Written exercise ▸ Each line below must be set down exactly; omit any image you find.
** START OF Data block **
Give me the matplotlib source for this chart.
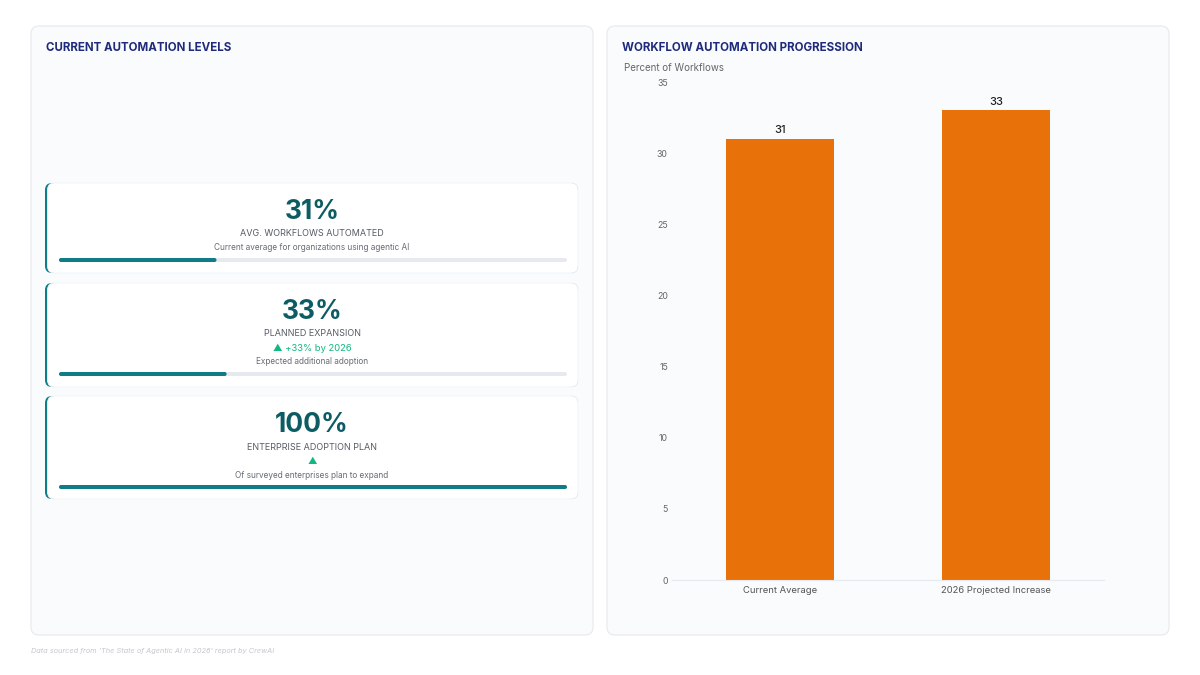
import matplotlib.pyplot as plt
from matplotlib.patches import FancyBboxPatch

plt.rcParams['font.family'] = ['Inter', 'DejaVu Sans']

# bar chart data
categories = ['Current Average', '2026 Projected Increase']
values = [31, 33]

# KPI cards
kpi_values = [31, 33, 100]
kpi_titles = ['AVG. WORKFLOWS AUTOMATED', 'PLANNED EXPANSION', 'ENTERPRISE ADOPTION PLAN']
kpi_trends = ['', '\u25b2 +33% by 2026', '\u25b2']
kpi_notes = ['Current average for organizations using agentic AI',
             'Expected additional adoption',
             'Of surveyed enterprises plan to expand']

navy = '#1f2a7a'
teal_dark = '#0d5c63'
teal = '#0f7c88'
orange = '#e8710a'
green = '#10b981'

fig = plt.figure(figsize=(12, 6.75), dpi=100, facecolor='white')

# background layer in pixel coords
bg = fig.add_axes([0, 0, 1, 1], zorder=0)
bg.set_xlim(0, 1200)
bg.set_ylim(675, 0)
bg.axis('off')

for x0 in (31, 607):
    bg.add_patch(FancyBboxPatch((x0, 26), 562, 609, boxstyle='round,pad=0,rounding_size=8',
                                fc='#f9fbfd', ec='#e6e9ee', lw=0.8))

bg.text(46, 48, 'CURRENT AUTOMATION LEVELS', fontsize=8.3, fontweight='bold', color=navy, va='center')
bg.text(622, 48, 'WORKFLOW AUTOMATION PROGRESSION', fontsize=8.3, fontweight='bold', color=navy, va='center')

# KPI cards
card_tops = [183, 283, 396]
card_heights = [90, 104, 103]
for i, v in enumerate(kpi_values):
    top = card_tops[i]
    h = card_heights[i]
    bg.add_patch(FancyBboxPatch((45, top), 533, h, boxstyle='round,pad=0,rounding_size=7',
                                fc=teal, ec='none'))
    bg.add_patch(FancyBboxPatch((47.5, top), 530.5, h, boxstyle='round,pad=0,rounding_size=7',
                                fc='white', ec='#f0f2f5', lw=0.6))
    cx = 312
    y = top + 29
    bg.text(cx, y, f'{v}%', fontsize=19, fontweight='bold', color=teal_dark, ha='center', va='center')
    y += 22
    bg.text(cx, y, kpi_titles[i], fontsize=6.5, color='#555b65', ha='center', va='center')
    if kpi_trends[i]:
        y += 14
        bg.text(cx, y, kpi_trends[i], fontsize=6.8, color=green, ha='center', va='center',
                family=['Inter', 'Liberation Sans', 'DejaVu Sans'])
    y += 14
    bg.text(cx, y, kpi_notes[i], fontsize=5.9, color='#666c75', ha='center', va='center')
    y += 12
    track_x, track_w = 59, 508
    bg.add_patch(FancyBboxPatch((track_x, y - 2), track_w, 4, boxstyle='round,pad=0,rounding_size=2',
                                fc='#e6e9ee', ec='none'))
    bg.add_patch(FancyBboxPatch((track_x, y - 2), track_w * v / 100, 4,
                                boxstyle='round,pad=0,rounding_size=2', fc=teal, ec='none'))

bg.text(31, 651, "Data sourced from 'The State of Agentic AI in 2026' report by CrewAI",
        fontsize=5.3, style='italic', color='#c3c7ce', va='center')

# bar chart
ax = fig.add_axes([0.56, 0.1407, 0.36, 0.7378], zorder=1)
ax.set_facecolor('none')
ax.bar(range(len(categories)), values, width=0.5, color=orange, zorder=2)
for i, v in enumerate(values):
    ax.text(i, v + 0.25, str(v), ha='center', va='bottom', fontsize=8, color='#222', fontweight='medium')
ax.set_xlim(-0.5, 1.5)
ax.set_ylim(0, 35)
ax.set_yticks(range(0, 36, 5))
ax.set_xticks(range(len(categories)))
ax.set_xticklabels(categories)
ax.tick_params(axis='y', length=0, labelsize=6.3, labelcolor='#666', pad=3)
ax.tick_params(axis='x', length=0, labelsize=6.8, labelcolor='#555', pad=4)
for s in ('top', 'right', 'left'):
    ax.spines[s].set_visible(False)
ax.spines['bottom'].set_color('#e6e9ee')
ax.spines['bottom'].set_linewidth(0.8)
bg.text(624, 68, 'Percent of Workflows', fontsize=7.0, color='#666', va='center')

fig.savefig('out.png', dpi=100, facecolor='white')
** END OF Data block **
Answer to this problem ▸
Give me the matplotlib source for this chart.
import matplotlib.pyplot as plt
from matplotlib.patches import FancyBboxPatch

plt.rcParams['font.family'] = ['Inter', 'DejaVu Sans']

# bar chart data
categories = ['Current Average', '2026 Projected Increase']
values = [31, 33]

# KPI cards
kpi_values = [31, 33, 100]
kpi_titles = ['AVG. WORKFLOWS AUTOMATED', 'PLANNED EXPANSION', 'ENTERPRISE ADOPTION PLAN']
kpi_trends = ['', '\u25b2 +33% by 2026', '\u25b2']
kpi_notes = ['Current average for organizations using agentic AI',
             'Expected additional adoption',
             'Of surveyed enterprises plan to expand']

navy = '#1f2a7a'
teal_dark = '#0d5c63'
teal = '#0f7c88'
orange = '#e8710a'
green = '#10b981'

fig = plt.figure(figsize=(12, 6.75), dpi=100, facecolor='white')

# background layer in pixel coords
bg = fig.add_axes([0, 0, 1, 1], zorder=0)
bg.set_xlim(0, 1200)
bg.set_ylim(675, 0)
bg.axis('off')

for x0 in (31, 607):
    bg.add_patch(FancyBboxPatch((x0, 26), 562, 609, boxstyle='round,pad=0,rounding_size=8',
                                fc='#f9fbfd', ec='#e6e9ee', lw=0.8))

bg.text(46, 48, 'CURRENT AUTOMATION LEVELS', fontsize=8.3, fontweight='bold', color=navy, va='center')
bg.text(622, 48, 'WORKFLOW AUTOMATION PROGRESSION', fontsize=8.3, fontweight='bold', color=navy, va='center')

# KPI cards
card_tops = [183, 283, 396]
card_heights = [90, 104, 103]
for i, v in enumerate(kpi_values):
    top = card_tops[i]
    h = card_heights[i]
    bg.add_patch(FancyBboxPatch((45, top), 533, h, boxstyle='round,pad=0,rounding_size=7',
                                fc=teal, ec='none'))
    bg.add_patch(FancyBboxPatch((47.5, top), 530.5, h, boxstyle='round,pad=0,rounding_size=7',
                                fc='white', ec='#f0f2f5', lw=0.6))
    cx = 312
    y = top + 29
    bg.text(cx, y, f'{v}%', fontsize=19, fontweight='bold', color=teal_dark, ha='center', va='center')
    y += 22
    bg.text(cx, y, kpi_titles[i], fontsize=6.5, color='#555b65', ha='center', va='center')
    if kpi_trends[i]:
        y += 14
        bg.text(cx, y, kpi_trends[i], fontsize=6.8, color=green, ha='center', va='center',
                family=['Inter', 'Liberation Sans', 'DejaVu Sans'])
    y += 14
    bg.text(cx, y, kpi_notes[i], fontsize=5.9, color='#666c75', ha='center', va='center')
    y += 12
    track_x, track_w = 59, 508
    bg.add_patch(FancyBboxPatch((track_x, y - 2), track_w, 4, boxstyle='round,pad=0,rounding_size=2',
                                fc='#e6e9ee', ec='none'))
    bg.add_patch(FancyBboxPatch((track_x, y - 2), track_w * v / 100, 4,
                                boxstyle='round,pad=0,rounding_size=2', fc=teal, ec='none'))

bg.text(31, 651, "Data sourced from 'The State of Agentic AI in 2026' report by CrewAI",
        fontsize=5.3, style='italic', color='#c3c7ce', va='center')

# bar chart
ax = fig.add_axes([0.56, 0.1407, 0.36, 0.7378], zorder=1)
ax.set_facecolor('none')
ax.bar(range(len(categories)), values, width=0.5, color=orange, zorder=2)
for i, v in enumerate(values):
    ax.text(i, v + 0.25, str(v), ha='center', va='bottom', fontsize=8, color='#222', fontweight='medium')
ax.set_xlim(-0.5, 1.5)
ax.set_ylim(0, 35)
ax.set_yticks(range(0, 36, 5))
ax.set_xticks(range(len(categories)))
ax.set_xticklabels(categories)
ax.tick_params(axis='y', length=0, labelsize=6.3, labelcolor='#666', pad=3)
ax.tick_params(axis='x', length=0, labelsize=6.8, labelcolor='#555', pad=4)
for s in ('top', 'right', 'left'):
    ax.spines[s].set_visible(False)
ax.spines['bottom'].set_color('#e6e9ee')
ax.spines['bottom'].set_linewidth(0.8)
bg.text(624, 68, 'Percent of Workflows', fontsize=7.0, color='#666', va='center')

fig.savefig('out.png', dpi=100, facecolor='white')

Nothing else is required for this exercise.